**TO DO:** Can you transcribe every line exactly and leave the pictures behind?
begin SUPPLIED DATA
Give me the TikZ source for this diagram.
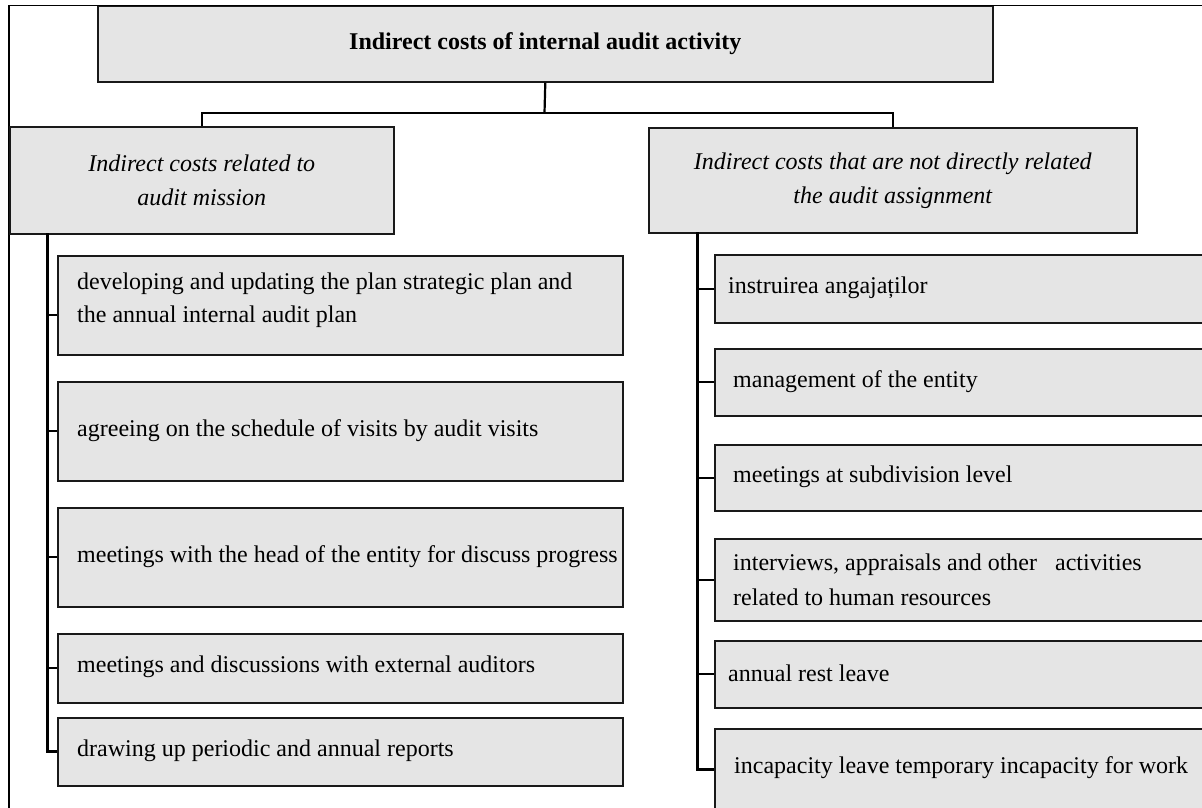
\documentclass[tikz,border=0pt]{standalone}
\usepackage{fontspec}
\setmainfont{Liberation Serif}
\begin{document}
\begin{tikzpicture}[x=1pt,y=-1pt,
  box/.style={draw=black!90, fill=gray!20, line width=1.6pt, inner sep=0pt, anchor=north west},
  txt/.style={anchor=west, inner sep=0pt, align=left, font=\fontsize{24}{33.5}\selectfont},
  midtxt/.style={align=center, font=\fontsize{24}{34}\selectfont\itshape},
  link/.style={line width=2.2pt, draw=black},
  trunk/.style={line width=3pt, draw=black},
  frame/.style={line width=1.6pt, draw=black}]
\useasboundingbox (0,0) rectangle (1202,807);
\clip (0,0) rectangle (1202,807);
\fill[white] (0,0) rectangle (1202,807);
% outer frame
\coordinate (fr1) at (1210,5.5);
\coordinate (fr2) at (9,5.5);
\coordinate (fr3) at (9,815);
\draw[frame] (fr1) -- (fr2) -- (fr3);
% top box
\node[box, minimum width=895pt, minimum height=75.5pt, font=\fontsize{24}{34}\selectfont\bfseries] (top) at (97,5.5) {Indirect costs of internal audit activity};
% middle boxes
\node[box, minimum width=384pt, minimum height=107pt, midtxt] (L) at (9,126) {Indirect costs related to\\audit mission};
\node[box, minimum width=488pt, minimum height=105pt, midtxt] (R) at (648,127) {Indirect costs that are not directly related\\the audit assignment};
\coordinate (bus) at (544.5,113);
\draw[link] (top.south) -- (bus);
\draw[link] (L.north) |- (bus) -| (R.north);
% left children
\node[box, minimum width=565pt, minimum height=99pt] (c1) at (57,255) {};
\node[box, minimum width=565pt, minimum height=99pt] (c2) at (57,381) {};
\node[box, minimum width=565pt, minimum height=99pt] (c3) at (57,507) {};
\node[box, minimum width=565pt, minimum height=69pt] (c4) at (57,633) {};
\node[box, minimum width=565pt, minimum height=68pt] (c5) at (57,717) {};
\node[txt] (c1t) at (77,300) {developing and updating the plan strategic plan and\\the annual internal audit plan};
\node[txt] (c2t) at (77,431) {agreeing on the schedule of visits by audit visits};
\node[txt] (c3t) at (77,557) {meetings with the head of the entity for discuss progress};
\node[txt] (c4t) at (77,667) {meetings and discussions with external auditors};
\node[txt] (c5t) at (77,751) {drawing up periodic and annual reports};
\coordinate (Lt) at (47,233);
\draw[trunk] (Lt) |- (c5.west);
\draw[link] (Lt |- c1.west) ++(0,9.5) -- ([yshift=-9.5pt]c1.west);
\draw[link] (Lt |- c2.west) -- (c2.west);
\draw[link] (Lt |- c3.west) -- (c3.west);
\draw[link] (Lt |- c4.west) -- (c4.west);
% right children
\node[box, minimum width=506pt, minimum height=68pt] (r1) at (714,254) {};
\node[box, minimum width=506pt, minimum height=67pt] (r2) at (714,348) {};
\node[box, minimum width=506pt, minimum height=66pt] (r3) at (714,444) {};
\node[box, minimum width=506pt, minimum height=82pt] (r4) at (714,538) {};
\node[box, minimum width=506pt, minimum height=67pt] (r5) at (714,640) {};
\node[box, minimum width=506pt, minimum height=81pt] (r6) at (714,728) {};
\node[txt] (r1t) at (728,288) {instruirea angajaților};
\node[txt] (r2t) at (733,382) {management of the entity};
\node[txt] (r3t) at (733,477) {meetings at subdivision level};
\node[txt, font=\fontsize{24}{35}\selectfont] (r4t) at (733,580) {interviews, appraisals and other \ \ activities\\related to human resources};
\node[txt] (r5t) at (728,673) {annual rest leave};
\node[txt] (r6t) at (734,768) {incapacity leave temporary incapacity for work};
\coordinate (Rt) at (697,232);
\draw[trunk] (Rt) |- (r6.west);
\draw[link] (Rt |- r1.west) -- (r1.west);
\draw[link] (Rt |- r2.west) -- (r2.west);
\draw[link] (Rt |- r3.west) -- (r3.west);
\draw[link] (Rt |- r4.west) -- (r4.west);
\draw[link] (Rt |- r5.west) -- (r5.west);
\end{tikzpicture}
\end{document}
end SUPPLIED DATA
**THE REPLY:**
Give me the TikZ source for this diagram.
\documentclass[tikz,border=0pt]{standalone}
\usepackage{fontspec}
\setmainfont{Liberation Serif}
\begin{document}
\begin{tikzpicture}[x=1pt,y=-1pt,
  box/.style={draw=black!90, fill=gray!20, line width=1.6pt, inner sep=0pt, anchor=north west},
  txt/.style={anchor=west, inner sep=0pt, align=left, font=\fontsize{24}{33.5}\selectfont},
  midtxt/.style={align=center, font=\fontsize{24}{34}\selectfont\itshape},
  link/.style={line width=2.2pt, draw=black},
  trunk/.style={line width=3pt, draw=black},
  frame/.style={line width=1.6pt, draw=black}]
\useasboundingbox (0,0) rectangle (1202,807);
\clip (0,0) rectangle (1202,807);
\fill[white] (0,0) rectangle (1202,807);
% outer frame
\coordinate (fr1) at (1210,5.5);
\coordinate (fr2) at (9,5.5);
\coordinate (fr3) at (9,815);
\draw[frame] (fr1) -- (fr2) -- (fr3);
% top box
\node[box, minimum width=895pt, minimum height=75.5pt, font=\fontsize{24}{34}\selectfont\bfseries] (top) at (97,5.5) {Indirect costs of internal audit activity};
% middle boxes
\node[box, minimum width=384pt, minimum height=107pt, midtxt] (L) at (9,126) {Indirect costs related to\\audit mission};
\node[box, minimum width=488pt, minimum height=105pt, midtxt] (R) at (648,127) {Indirect costs that are not directly related\\the audit assignment};
\coordinate (bus) at (544.5,113);
\draw[link] (top.south) -- (bus);
\draw[link] (L.north) |- (bus) -| (R.north);
% left children
\node[box, minimum width=565pt, minimum height=99pt] (c1) at (57,255) {};
\node[box, minimum width=565pt, minimum height=99pt] (c2) at (57,381) {};
\node[box, minimum width=565pt, minimum height=99pt] (c3) at (57,507) {};
\node[box, minimum width=565pt, minimum height=69pt] (c4) at (57,633) {};
\node[box, minimum width=565pt, minimum height=68pt] (c5) at (57,717) {};
\node[txt] (c1t) at (77,300) {developing and updating the plan strategic plan and\\the annual internal audit plan};
\node[txt] (c2t) at (77,431) {agreeing on the schedule of visits by audit visits};
\node[txt] (c3t) at (77,557) {meetings with the head of the entity for discuss progress};
\node[txt] (c4t) at (77,667) {meetings and discussions with external auditors};
\node[txt] (c5t) at (77,751) {drawing up periodic and annual reports};
\coordinate (Lt) at (47,233);
\draw[trunk] (Lt) |- (c5.west);
\draw[link] (Lt |- c1.west) ++(0,9.5) -- ([yshift=-9.5pt]c1.west);
\draw[link] (Lt |- c2.west) -- (c2.west);
\draw[link] (Lt |- c3.west) -- (c3.west);
\draw[link] (Lt |- c4.west) -- (c4.west);
% right children
\node[box, minimum width=506pt, minimum height=68pt] (r1) at (714,254) {};
\node[box, minimum width=506pt, minimum height=67pt] (r2) at (714,348) {};
\node[box, minimum width=506pt, minimum height=66pt] (r3) at (714,444) {};
\node[box, minimum width=506pt, minimum height=82pt] (r4) at (714,538) {};
\node[box, minimum width=506pt, minimum height=67pt] (r5) at (714,640) {};
\node[box, minimum width=506pt, minimum height=81pt] (r6) at (714,728) {};
\node[txt] (r1t) at (728,288) {instruirea angajaților};
\node[txt] (r2t) at (733,382) {management of the entity};
\node[txt] (r3t) at (733,477) {meetings at subdivision level};
\node[txt, font=\fontsize{24}{35}\selectfont] (r4t) at (733,580) {interviews, appraisals and other \ \ activities\\related to human resources};
\node[txt] (r5t) at (728,673) {annual rest leave};
\node[txt] (r6t) at (734,768) {incapacity leave temporary incapacity for work};
\coordinate (Rt) at (697,232);
\draw[trunk] (Rt) |- (r6.west);
\draw[link] (Rt |- r1.west) -- (r1.west);
\draw[link] (Rt |- r2.west) -- (r2.west);
\draw[link] (Rt |- r3.west) -- (r3.west);
\draw[link] (Rt |- r4.west) -- (r4.west);
\draw[link] (Rt |- r5.west) -- (r5.west);
\end{tikzpicture}
\end{document}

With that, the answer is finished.